CRWV heads into the first week of July with a data set that has changed materially since the most recent note — and not in a direction that resolves the underlying tension.
A note on consistency: the July 1 article published earlier today described short interest collapsing to roughly 54,800 shares. The current snapshot shows something very different. Short interest now reads at 23.4% of the free float — 90.3 million shares as of June 30 — and is up 30% week-on-week and 50% over the past month. That earlier figure appears to have been a data anomaly. The current reading aligns with the trajectory tracked through the June 22–24 notes, which flagged shorts building persistently from 17% toward 18% and beyond. What this week's data shows is that the build continued, and then accelerated sharply in the final days of June.
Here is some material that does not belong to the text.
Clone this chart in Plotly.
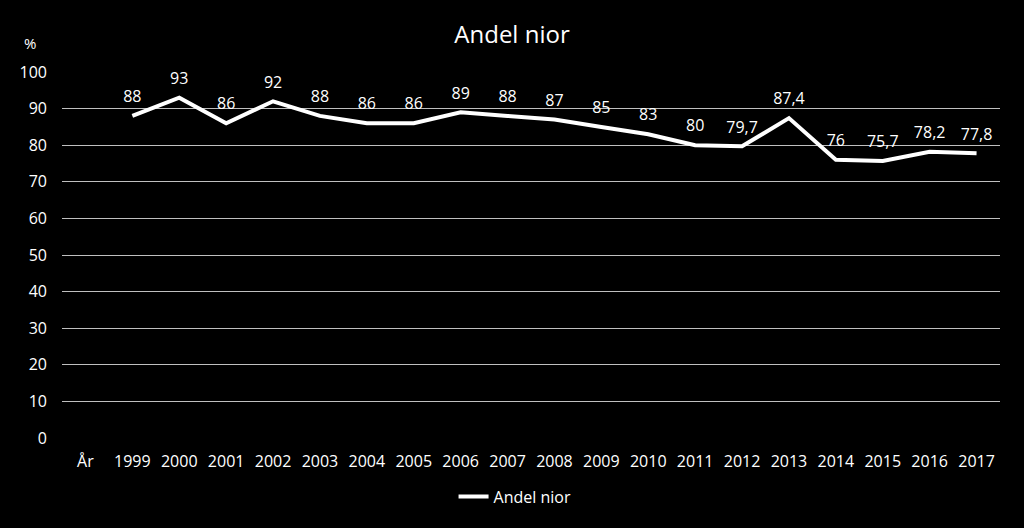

The short positioning story is now the dominant one on this name. Shorts added roughly 16 million shares in the final week of June alone, pushing the position from 69 million to 90 million shares — the sharpest single-week move since the stock listed. The pace of that add is notable. Borrow availability has tightened in response, dropping from above 570% on June 26 to 311% by June 30 — still loose enough to accommodate new entrants, but moving in one direction. Cost to borrow has also climbed, rising 36% over the week to 0.62%, a one-month high. That is still inexpensive by any absolute measure, so there is no borrow squeeze underway. But the combined move — more shorts, higher borrow cost, tighter availability — points to a lending market absorbing genuine demand. The ORTEX short score ticked up to 60.7 on June 30, its highest reading of the past two weeks, consistent with the build. Options positioning adds a supportive signal for bears: the put/call ratio is running at 0.89, nearly two standard deviations above its 20-day average of 0.80, placing it near the upper end of recent readings without yet approaching the 52-week high of 1.60.
The Street, however, is not moving in the same direction as the shorts. The analyst recommendation factor ranks in the 98th percentile of the ORTEX universe — the highest-conviction bullish reading available. Rosenblatt initiated coverage last week with a Buy and a $250 target. BNP Paribas initiated at Outperform with a $192 target in early June. Cantor Fitzgerald has reiterated Overweight at $167 twice in the past month. The mean price target across the analyst community is $140, implying roughly 41% upside to the June 30 close of $99.54. The clearest dissent is DA Davidson, which downgraded to Neutral in mid-May and cut its target to $100 — essentially at-the-money. JP Morgan sits at Neutral as well, with a $105 target. So the consensus is bullish but not unanimous, and the stock has drifted 9% lower over the past month despite the positive analyst tone. The bull case rests on backlog growth and AI infrastructure demand; bears point to high debt, infrastructure capex, and competition from hyperscalers. The EV/EBITDA multiple has compressed about 9% over the past month to 7.1x, which is the market pricing in some of the bear case without fully endorsing it.
Insider activity adds another layer. Brian Venturo, co-founder and Chief Strategy Officer, sold approximately $5.3 million of stock on June 24 across multiple tranches — his second material reduction in recent weeks following a prior $7 million trim. He still holds 22.9 million shares, so these are incremental sales rather than an exit. The net insider position over the past 90 days is modestly positive at $31.8 million, largely reflecting earlier purchases by other holders. Still, the pattern of a founder trimming into a sub-$100 price is worth noting alongside the short build.
Earnings are scheduled for August 6. The last print, in early June, saw the stock fall just under 2% the next day before recovering 6% over the following week. The May 7 print was far more damaging — a 17% single-day drop that held over the subsequent five trading sessions. With short interest now at 23% of the float and rising, and the analyst community split between $100 and $250 targets, the August report is the clearest near-term event for this divergence to resolve.